======== Exercise material ========

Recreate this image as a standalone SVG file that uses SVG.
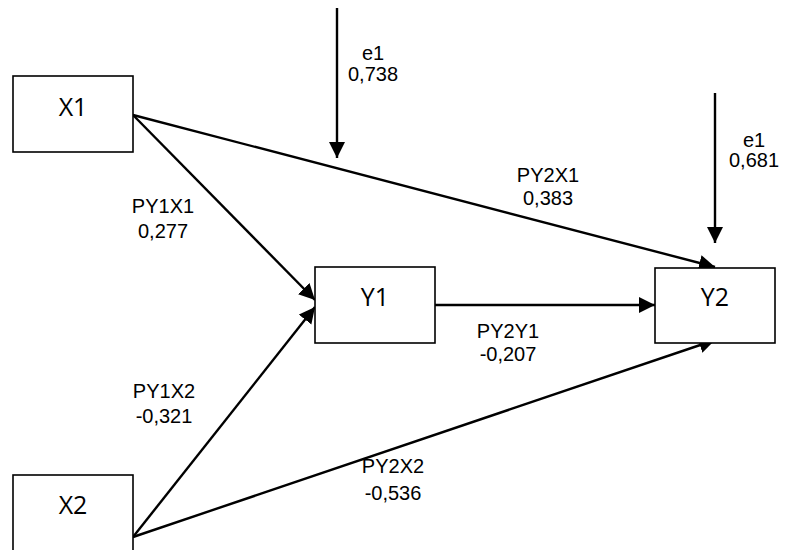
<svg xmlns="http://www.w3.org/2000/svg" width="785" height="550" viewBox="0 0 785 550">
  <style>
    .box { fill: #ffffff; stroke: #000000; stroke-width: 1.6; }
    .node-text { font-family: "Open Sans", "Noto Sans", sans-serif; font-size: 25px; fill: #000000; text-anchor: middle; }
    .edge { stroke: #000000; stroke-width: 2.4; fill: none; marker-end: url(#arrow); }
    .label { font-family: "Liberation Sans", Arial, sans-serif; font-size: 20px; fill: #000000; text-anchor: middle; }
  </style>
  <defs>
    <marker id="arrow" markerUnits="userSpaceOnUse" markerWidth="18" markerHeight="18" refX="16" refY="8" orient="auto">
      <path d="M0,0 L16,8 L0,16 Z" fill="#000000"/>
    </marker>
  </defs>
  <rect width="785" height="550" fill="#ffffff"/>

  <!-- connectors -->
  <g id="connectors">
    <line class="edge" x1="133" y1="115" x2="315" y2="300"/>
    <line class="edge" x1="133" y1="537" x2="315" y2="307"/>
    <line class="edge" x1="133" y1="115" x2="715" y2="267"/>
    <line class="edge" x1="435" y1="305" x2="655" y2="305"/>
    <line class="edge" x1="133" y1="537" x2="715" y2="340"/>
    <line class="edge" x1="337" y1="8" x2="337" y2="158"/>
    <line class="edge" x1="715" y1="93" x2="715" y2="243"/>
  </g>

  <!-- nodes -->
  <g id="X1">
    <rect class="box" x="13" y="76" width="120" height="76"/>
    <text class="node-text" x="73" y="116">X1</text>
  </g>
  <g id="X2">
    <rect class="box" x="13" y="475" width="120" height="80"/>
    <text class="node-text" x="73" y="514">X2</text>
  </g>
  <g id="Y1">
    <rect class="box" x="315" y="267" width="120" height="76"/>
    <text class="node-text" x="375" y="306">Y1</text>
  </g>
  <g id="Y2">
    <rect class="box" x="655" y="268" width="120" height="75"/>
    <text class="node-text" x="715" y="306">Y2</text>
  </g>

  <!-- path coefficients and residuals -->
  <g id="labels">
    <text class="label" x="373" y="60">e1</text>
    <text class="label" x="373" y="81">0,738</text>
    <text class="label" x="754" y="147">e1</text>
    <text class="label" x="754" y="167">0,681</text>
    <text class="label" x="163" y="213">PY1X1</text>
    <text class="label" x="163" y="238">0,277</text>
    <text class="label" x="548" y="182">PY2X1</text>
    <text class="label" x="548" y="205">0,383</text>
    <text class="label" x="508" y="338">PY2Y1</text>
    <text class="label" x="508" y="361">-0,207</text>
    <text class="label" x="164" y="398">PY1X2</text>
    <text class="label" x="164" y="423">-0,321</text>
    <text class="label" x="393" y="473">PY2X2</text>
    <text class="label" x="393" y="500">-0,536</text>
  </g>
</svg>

========
======== Exercise material ========

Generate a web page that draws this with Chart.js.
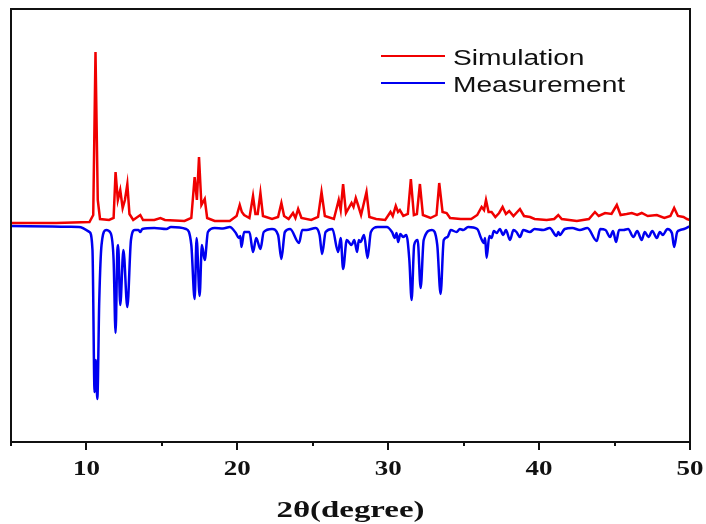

========
======== Exercise material ========

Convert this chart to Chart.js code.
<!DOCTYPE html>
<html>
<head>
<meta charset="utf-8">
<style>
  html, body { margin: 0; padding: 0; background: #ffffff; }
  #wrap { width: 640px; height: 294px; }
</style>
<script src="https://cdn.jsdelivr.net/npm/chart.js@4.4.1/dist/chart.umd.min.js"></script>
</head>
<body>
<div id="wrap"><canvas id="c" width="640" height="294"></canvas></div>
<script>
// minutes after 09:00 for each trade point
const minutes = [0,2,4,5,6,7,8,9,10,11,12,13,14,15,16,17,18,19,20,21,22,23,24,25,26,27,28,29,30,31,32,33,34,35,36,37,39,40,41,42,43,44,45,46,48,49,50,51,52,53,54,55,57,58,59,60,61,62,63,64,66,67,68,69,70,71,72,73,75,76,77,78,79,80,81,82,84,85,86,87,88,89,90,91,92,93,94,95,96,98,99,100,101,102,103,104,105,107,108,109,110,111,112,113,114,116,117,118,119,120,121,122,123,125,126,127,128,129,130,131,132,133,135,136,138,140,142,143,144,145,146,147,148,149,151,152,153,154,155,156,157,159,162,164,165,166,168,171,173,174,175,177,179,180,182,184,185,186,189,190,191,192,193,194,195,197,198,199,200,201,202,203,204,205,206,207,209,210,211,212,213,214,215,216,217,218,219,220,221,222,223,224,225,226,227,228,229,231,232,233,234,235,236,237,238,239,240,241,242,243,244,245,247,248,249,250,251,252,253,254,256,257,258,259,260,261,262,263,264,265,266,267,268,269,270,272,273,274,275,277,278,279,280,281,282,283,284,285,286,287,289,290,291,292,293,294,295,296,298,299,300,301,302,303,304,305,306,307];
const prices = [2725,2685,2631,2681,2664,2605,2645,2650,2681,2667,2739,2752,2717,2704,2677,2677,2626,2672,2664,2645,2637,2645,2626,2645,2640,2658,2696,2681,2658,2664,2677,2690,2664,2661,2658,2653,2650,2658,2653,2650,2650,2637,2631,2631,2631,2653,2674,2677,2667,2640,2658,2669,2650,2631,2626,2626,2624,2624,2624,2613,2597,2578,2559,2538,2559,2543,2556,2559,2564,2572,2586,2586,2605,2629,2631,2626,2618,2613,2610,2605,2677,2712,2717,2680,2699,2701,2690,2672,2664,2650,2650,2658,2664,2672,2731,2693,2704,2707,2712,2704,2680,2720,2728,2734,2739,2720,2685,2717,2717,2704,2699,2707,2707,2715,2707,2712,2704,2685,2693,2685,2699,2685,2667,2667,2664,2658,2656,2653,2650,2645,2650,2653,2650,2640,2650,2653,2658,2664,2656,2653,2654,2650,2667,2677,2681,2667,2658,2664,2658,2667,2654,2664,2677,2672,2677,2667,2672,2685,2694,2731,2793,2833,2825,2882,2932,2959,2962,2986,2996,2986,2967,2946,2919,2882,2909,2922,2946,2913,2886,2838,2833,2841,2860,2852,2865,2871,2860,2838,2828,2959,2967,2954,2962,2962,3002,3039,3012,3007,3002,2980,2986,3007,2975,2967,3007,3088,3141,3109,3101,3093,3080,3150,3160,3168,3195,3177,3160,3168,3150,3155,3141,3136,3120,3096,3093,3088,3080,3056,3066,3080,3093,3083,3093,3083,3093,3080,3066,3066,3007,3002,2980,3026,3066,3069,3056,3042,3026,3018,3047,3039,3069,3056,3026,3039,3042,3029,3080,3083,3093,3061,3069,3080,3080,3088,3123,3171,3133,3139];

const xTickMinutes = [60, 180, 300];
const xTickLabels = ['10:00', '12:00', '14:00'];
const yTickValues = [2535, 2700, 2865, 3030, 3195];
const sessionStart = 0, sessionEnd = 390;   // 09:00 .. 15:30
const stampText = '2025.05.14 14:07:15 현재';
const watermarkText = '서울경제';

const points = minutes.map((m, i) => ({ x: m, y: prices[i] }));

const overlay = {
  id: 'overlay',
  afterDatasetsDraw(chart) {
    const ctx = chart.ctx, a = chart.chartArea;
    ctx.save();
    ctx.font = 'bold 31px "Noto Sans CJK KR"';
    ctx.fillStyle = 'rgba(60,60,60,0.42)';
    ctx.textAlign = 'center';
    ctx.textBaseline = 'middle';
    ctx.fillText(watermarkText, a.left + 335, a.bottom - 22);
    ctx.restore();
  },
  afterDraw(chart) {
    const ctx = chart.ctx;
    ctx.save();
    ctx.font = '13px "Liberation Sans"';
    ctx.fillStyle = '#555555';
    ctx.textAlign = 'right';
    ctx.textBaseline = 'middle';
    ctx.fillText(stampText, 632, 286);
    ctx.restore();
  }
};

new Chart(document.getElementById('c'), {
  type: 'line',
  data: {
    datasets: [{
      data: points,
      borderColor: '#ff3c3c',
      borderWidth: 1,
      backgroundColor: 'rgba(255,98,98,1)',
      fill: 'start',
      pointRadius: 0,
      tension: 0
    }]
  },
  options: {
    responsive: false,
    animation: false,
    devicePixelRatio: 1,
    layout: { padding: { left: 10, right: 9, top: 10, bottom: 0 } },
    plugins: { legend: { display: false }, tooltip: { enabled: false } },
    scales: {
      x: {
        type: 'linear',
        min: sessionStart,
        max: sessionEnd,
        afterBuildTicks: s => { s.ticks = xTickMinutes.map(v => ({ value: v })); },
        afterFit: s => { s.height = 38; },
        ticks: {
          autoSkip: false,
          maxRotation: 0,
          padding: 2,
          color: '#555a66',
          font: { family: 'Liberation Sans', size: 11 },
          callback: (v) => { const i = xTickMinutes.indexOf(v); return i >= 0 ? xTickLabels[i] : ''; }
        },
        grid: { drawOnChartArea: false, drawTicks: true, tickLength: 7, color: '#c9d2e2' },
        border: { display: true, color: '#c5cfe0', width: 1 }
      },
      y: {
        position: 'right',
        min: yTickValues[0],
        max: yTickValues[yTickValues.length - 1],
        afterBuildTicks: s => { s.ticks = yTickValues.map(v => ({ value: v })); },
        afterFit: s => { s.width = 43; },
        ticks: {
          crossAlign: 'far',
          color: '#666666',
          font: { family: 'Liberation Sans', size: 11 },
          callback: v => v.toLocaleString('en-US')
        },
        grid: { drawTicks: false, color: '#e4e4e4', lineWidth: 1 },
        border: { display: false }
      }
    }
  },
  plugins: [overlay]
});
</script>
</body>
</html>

========

» **What you should do**: Check all the records above and select each line where the string "that" is found.

» **Solution to this problem**:
Recreate this image as a standalone SVG file that uses SVG.
Generate a web page that draws this with Chart.js.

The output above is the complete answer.